Work required: Return, exactly as written, every line from the first line of the data below through the line that contains "ax2.set_yticks(right_ticks)".

☆ ☆ ☆ ☆ ☆ ☆ ☆

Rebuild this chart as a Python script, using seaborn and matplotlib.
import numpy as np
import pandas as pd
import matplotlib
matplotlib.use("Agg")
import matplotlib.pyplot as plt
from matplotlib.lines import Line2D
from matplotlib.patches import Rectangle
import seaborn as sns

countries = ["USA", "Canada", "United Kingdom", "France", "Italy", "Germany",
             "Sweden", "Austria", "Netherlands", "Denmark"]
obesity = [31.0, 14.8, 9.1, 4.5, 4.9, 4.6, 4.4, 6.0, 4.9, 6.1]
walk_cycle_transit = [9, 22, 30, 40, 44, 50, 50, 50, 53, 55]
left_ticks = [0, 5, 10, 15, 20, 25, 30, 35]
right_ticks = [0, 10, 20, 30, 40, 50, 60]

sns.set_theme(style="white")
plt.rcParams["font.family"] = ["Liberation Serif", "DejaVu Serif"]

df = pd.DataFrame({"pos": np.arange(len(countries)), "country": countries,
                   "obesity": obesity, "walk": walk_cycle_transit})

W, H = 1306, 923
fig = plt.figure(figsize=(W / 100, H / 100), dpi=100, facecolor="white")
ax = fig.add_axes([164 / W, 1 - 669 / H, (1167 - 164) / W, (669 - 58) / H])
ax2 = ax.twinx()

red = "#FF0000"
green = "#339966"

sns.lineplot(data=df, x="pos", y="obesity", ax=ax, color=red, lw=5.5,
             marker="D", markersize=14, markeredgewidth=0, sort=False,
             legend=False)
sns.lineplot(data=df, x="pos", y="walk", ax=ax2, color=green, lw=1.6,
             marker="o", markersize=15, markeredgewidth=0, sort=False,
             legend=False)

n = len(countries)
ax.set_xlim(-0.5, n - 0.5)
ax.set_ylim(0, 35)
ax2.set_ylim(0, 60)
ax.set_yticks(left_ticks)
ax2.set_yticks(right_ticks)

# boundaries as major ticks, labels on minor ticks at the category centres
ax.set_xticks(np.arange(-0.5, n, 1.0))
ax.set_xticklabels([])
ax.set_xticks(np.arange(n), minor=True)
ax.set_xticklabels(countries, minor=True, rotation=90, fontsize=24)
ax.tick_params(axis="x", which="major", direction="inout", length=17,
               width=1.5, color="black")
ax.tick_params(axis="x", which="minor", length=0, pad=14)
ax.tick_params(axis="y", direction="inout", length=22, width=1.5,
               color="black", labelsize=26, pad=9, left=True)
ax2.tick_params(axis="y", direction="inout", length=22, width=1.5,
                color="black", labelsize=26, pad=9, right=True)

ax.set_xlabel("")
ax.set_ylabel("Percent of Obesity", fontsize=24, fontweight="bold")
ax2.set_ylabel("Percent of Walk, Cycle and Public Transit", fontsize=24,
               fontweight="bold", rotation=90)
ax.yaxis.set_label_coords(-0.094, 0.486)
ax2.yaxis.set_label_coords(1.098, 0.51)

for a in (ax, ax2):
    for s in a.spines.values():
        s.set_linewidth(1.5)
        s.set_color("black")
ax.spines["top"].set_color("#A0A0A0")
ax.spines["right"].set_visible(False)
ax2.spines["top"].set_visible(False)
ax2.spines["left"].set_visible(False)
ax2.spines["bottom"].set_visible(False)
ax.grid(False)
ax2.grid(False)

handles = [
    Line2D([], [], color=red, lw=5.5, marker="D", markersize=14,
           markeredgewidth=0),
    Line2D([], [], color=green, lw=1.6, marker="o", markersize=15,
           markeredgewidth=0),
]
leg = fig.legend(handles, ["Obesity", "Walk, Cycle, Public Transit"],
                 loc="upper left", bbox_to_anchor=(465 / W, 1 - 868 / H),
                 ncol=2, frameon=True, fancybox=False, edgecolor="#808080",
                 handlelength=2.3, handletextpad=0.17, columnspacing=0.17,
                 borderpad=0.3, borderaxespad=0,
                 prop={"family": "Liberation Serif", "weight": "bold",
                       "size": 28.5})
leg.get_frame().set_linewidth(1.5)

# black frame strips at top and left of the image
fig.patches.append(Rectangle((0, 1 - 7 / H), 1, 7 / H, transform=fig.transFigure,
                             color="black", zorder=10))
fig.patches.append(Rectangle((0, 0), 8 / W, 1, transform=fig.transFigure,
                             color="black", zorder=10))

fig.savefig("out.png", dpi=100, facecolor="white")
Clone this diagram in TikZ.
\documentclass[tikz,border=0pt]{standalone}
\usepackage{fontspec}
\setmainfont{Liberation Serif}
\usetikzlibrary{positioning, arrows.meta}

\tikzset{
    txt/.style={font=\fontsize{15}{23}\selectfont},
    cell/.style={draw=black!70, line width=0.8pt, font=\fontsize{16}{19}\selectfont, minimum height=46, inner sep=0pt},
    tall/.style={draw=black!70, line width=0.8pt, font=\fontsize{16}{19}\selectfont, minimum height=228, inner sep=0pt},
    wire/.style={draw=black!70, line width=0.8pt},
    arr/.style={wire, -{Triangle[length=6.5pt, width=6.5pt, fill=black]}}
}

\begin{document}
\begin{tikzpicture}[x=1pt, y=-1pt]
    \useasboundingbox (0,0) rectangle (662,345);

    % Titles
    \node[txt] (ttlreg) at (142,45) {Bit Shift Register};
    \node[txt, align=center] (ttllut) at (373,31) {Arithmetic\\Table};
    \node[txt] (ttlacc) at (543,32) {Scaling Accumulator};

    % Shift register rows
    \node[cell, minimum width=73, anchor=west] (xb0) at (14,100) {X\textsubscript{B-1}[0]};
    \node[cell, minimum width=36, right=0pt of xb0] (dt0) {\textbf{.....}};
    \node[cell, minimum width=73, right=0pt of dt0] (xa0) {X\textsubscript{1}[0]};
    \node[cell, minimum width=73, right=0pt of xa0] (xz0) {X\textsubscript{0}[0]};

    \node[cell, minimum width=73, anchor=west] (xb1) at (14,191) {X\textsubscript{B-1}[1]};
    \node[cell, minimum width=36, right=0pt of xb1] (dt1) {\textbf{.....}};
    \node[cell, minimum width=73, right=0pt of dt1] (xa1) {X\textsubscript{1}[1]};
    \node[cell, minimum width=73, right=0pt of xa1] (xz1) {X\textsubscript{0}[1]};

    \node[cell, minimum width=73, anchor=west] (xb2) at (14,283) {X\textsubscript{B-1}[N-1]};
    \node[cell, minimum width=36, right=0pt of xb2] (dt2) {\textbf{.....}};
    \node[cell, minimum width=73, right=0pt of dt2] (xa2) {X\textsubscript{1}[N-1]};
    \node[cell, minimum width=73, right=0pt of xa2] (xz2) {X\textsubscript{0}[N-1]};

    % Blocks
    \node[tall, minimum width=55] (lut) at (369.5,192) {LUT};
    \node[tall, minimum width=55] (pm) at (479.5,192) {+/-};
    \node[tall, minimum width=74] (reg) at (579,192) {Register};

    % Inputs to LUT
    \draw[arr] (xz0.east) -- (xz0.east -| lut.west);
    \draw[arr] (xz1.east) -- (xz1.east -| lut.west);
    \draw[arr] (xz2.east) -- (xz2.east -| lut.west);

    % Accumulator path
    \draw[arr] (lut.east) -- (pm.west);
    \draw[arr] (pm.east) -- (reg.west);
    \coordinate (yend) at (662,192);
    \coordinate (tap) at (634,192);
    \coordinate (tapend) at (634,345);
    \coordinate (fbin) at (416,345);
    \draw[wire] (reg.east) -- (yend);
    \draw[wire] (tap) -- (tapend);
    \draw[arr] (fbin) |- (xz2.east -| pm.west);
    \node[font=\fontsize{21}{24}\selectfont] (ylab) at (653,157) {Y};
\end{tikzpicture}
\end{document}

☆ ☆ ☆ ☆ ☆ ☆ ☆

Solution to this exercise:
Rebuild this chart as a Python script, using seaborn and matplotlib.
import numpy as np
import pandas as pd
import matplotlib
matplotlib.use("Agg")
import matplotlib.pyplot as plt
from matplotlib.lines import Line2D
from matplotlib.patches import Rectangle
import seaborn as sns

countries = ["USA", "Canada", "United Kingdom", "France", "Italy", "Germany",
             "Sweden", "Austria", "Netherlands", "Denmark"]
obesity = [31.0, 14.8, 9.1, 4.5, 4.9, 4.6, 4.4, 6.0, 4.9, 6.1]
walk_cycle_transit = [9, 22, 30, 40, 44, 50, 50, 50, 53, 55]
left_ticks = [0, 5, 10, 15, 20, 25, 30, 35]
right_ticks = [0, 10, 20, 30, 40, 50, 60]

sns.set_theme(style="white")
plt.rcParams["font.family"] = ["Liberation Serif", "DejaVu Serif"]

df = pd.DataFrame({"pos": np.arange(len(countries)), "country": countries,
                   "obesity": obesity, "walk": walk_cycle_transit})

W, H = 1306, 923
fig = plt.figure(figsize=(W / 100, H / 100), dpi=100, facecolor="white")
ax = fig.add_axes([164 / W, 1 - 669 / H, (1167 - 164) / W, (669 - 58) / H])
ax2 = ax.twinx()

red = "#FF0000"
green = "#339966"

sns.lineplot(data=df, x="pos", y="obesity", ax=ax, color=red, lw=5.5,
             marker="D", markersize=14, markeredgewidth=0, sort=False,
             legend=False)
sns.lineplot(data=df, x="pos", y="walk", ax=ax2, color=green, lw=1.6,
             marker="o", markersize=15, markeredgewidth=0, sort=False,
             legend=False)

n = len(countries)
ax.set_xlim(-0.5, n - 0.5)
ax.set_ylim(0, 35)
ax2.set_ylim(0, 60)
ax.set_yticks(left_ticks)
ax2.set_yticks(right_ticks)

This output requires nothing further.